The army consisted of:
- the 47th Army Corps (General Vasiliy Artemiev)
  - 61st Infantry Division (General Panteleimon Simanskiy)
  - 115th Infantry Division (General Aleksandr Freiman)
  - 3rd Caucasian Rifle Division (General Feliks Iozefovich)
  - 3rd Don Cossack Division (General Aleksandr Dolgorukov)
  - 27th Mortar Artillery Battalion
- the 6th Cavalry Corps (General Aleksandr Pavlov)
  - 12th Cavalry Division (General Carl Gustaf Emil Mannerheim)

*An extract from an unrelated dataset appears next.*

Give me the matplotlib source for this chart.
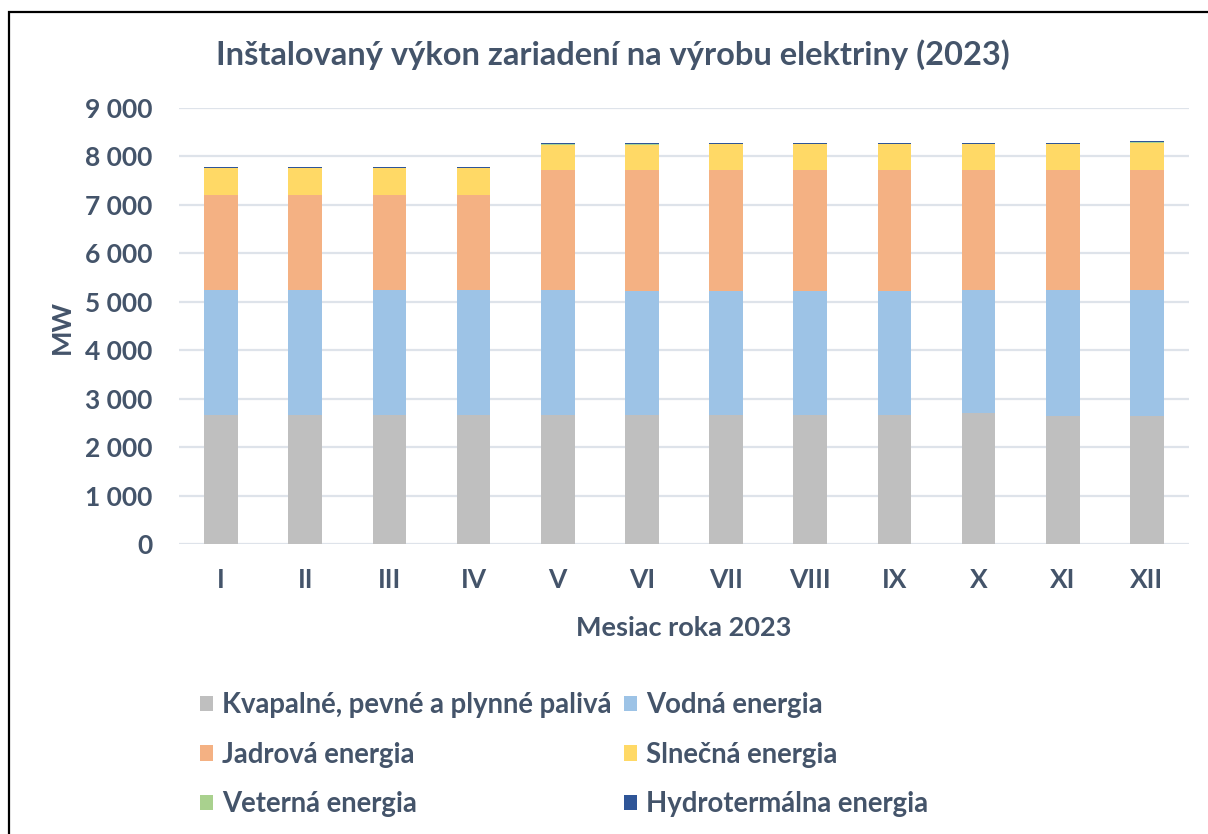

  - Trans-Amur Horse Division (General Georgiy Rozalion-Soshalskiy)
  - 4th Armed Vehicle Division (Lieutenant Colonel Orest Zhelyabuzhskiy)
  - 10th Armed Vehicle Detachment
  - 11th Armed Vehicle Detachment
  - 12th Armed Vehicle Detachment

The commander of the Army was General Vladimir Viktorovich Sakharov.

In December 1916, the Army was renamed to the 6th Army and became part of the Russian Romanian Front.